I had this idea that a runner was someone who was fast, who ran marathons and was stick thin. And I admit, I judged that the running community was unfriendly. It was club I was never going to belong to. I'm not fast, I'm not thin, and I am not a marathoner. Therefore, I was not a runner.
But it's hard to talk about running a 1/2 marathon without defining yourself as a runner. I tentatively tried the title on, the week of the Biggest Loser 1/2 at the phone store explaining to the sales clerk that "I am a runner and need a phone that won't die". Yes, 6 months of training for the race and I used the term runner to describe myself for the 1st time.
I held my breath after I said it. I was afraid he was going to challenge me. Ask for my runner card or something. Quiz me on the lingo. Challenge me in the store. But this crazy thing happened. He accepted my statement and then we bonded over his girlfriend being a runner.
I felt I needed to earn the title of runner because for so long I never felt it was something I could be. Six months of training and a 1/2 marathon medal seemed like enough sweat equity to bestow upon myself this coveted title. But guess what?
I became a runner the first day I started training.
That's right. The first day. The first step, in fact. I didn't need to prove it to anyone but myself. Because by and large, runners are an inclusive and friendly group. When I began talking about being a runner I found all these other people in my life were runners (or runners afraid to admit it) like me. I joined a Facebook group of people who love Disney and running and they were great.

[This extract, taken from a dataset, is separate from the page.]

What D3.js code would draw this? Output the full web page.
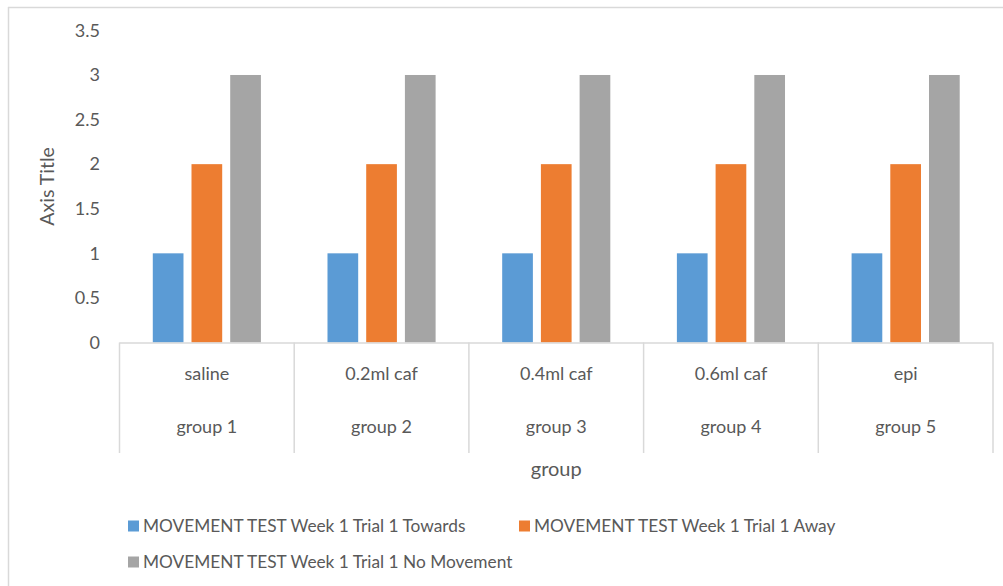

Every person I told was excited. Some were skeptical, which I totally get. I would look at me and think-she never runs. But I do. But ultimately everyone wanted to connect with me if they were a runner or cheer me on if they weren't.

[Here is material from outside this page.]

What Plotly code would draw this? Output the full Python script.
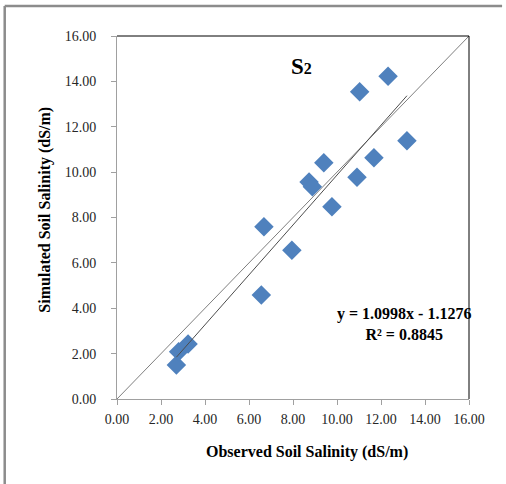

I'm sorry I missed out on the running community for so long. As I hit the pavement Friday morning before work to relieve the stress of the week, I passed several other runners. And when the last guy in tights waved at me, it hit me, I really am a runner!
1) I was running in the morning on a Friday
2) To relieve stress
3) When the guy in tights waved he was accepting me as a fellow runner
4)I didn't think, How strange? he's in tights
5)I thought, I bet he's training for a marathon. Good for him.
I imagine that he was having a similar thought as he was running behind me because here is the thing, unless you are a top finisher, your fellow runners don't care how fast you are. They are just happy you are a runner too. They aren't thinking "My God, why is she so slow?!". Nope. They are thinking, "You go do your race!".
When we were in Disney earlier this month a runDisney race, Tower of Terror 10 Miler, took place. Seeing the participants walking around with their medals was amazing motivation. And so many of them looked like me. All of the eager to talk about running. Some excited to talk about gear (one lady and I bonded over my Sparkle Skirt on the tram in Animal Kingdom). Each an inspiration to me, a fellow runner!